- Born: Rosamond Halsey August 28, 1912 South Orange, New Jersey, U.S.
- Died: September 29, 2006 (aged 94) Gisenyi, Rwanda
- Resting place: Mugongo, Rwanda
- Occupations: Humanitarian, writer, farmer
- Organization: Imbabazi Orphanage
- Known for: Founding the Imbabazi Orphanage
- Notable work: Land of a Thousand Hills: My Life in Rwanda

= Rosamond Carr =

American humanitarian, author and farmer

Rosamond Carr (née Halsey) (August 28, 1912 – September 29, 2006) was an American humanitarian, writer and farmer.

She was born in South Orange, New Jersey. In 1942, she married the British explorer and film maker Kenneth Carr. The Carrs settled in the Belgian Congo in 1949, and after their divorce Rosamond settled in Mugongo, Rwanda to run a plantation growing pyrethrum flowers to produce pyrethrin, an organic insecticide sought the world over.

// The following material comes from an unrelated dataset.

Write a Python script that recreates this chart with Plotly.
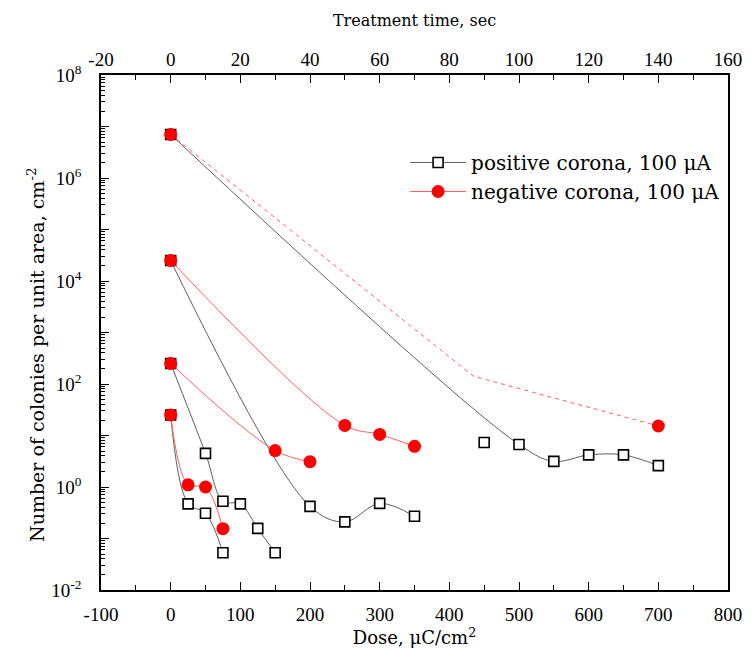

Carr was introduced to Dian Fossey in 1967, and the two became close friends and confidantes.

In 1994, Carr was evacuated from Mugongo by Belgian Marines during the Rwandan genocide, returning when her security was no longer at risk. She founded the Imbabazi Orphanage on December 17, 1994. With parts of Rwanda still unsafe, after 1997 both Carr and the Imbabazi Orphanage relocated to Gisenyi, where she continued to look after the day-to-day running of the orphanage and its 120 children. In December 2005, she was able to return to Mugongo, where the orphanage had been reestablished in a new building near her home.

In 1999 her autobiography, Land of a Thousand Hills: My Life in Rwanda, co-written with her niece Ann Howard Halsey, was published. It has since been translated into French and German.

A Mother's Love: Rosamond Carr & a Lifetime in Rwanda, a documentary project about her life and on which Carr acted as advisor, was produced by Standfast Productions Ltd., directed by Eamonn Gearon and photographed by Noel Donnellon. Carr acted in a similar capacity during production of Gorillas in the Mist starring Sigourney Weaver and directed by Michael Apted, with her character in that film played by Julie Harris.

Carr died on September 29, 2006, in Gisenyi, Rwanda. She was buried on Sunday, October 1 at Mugongo, her flower farm in the shadow of the Virunga Volcanoes. The new orphanage building, where her legacy continues, is next to the farm.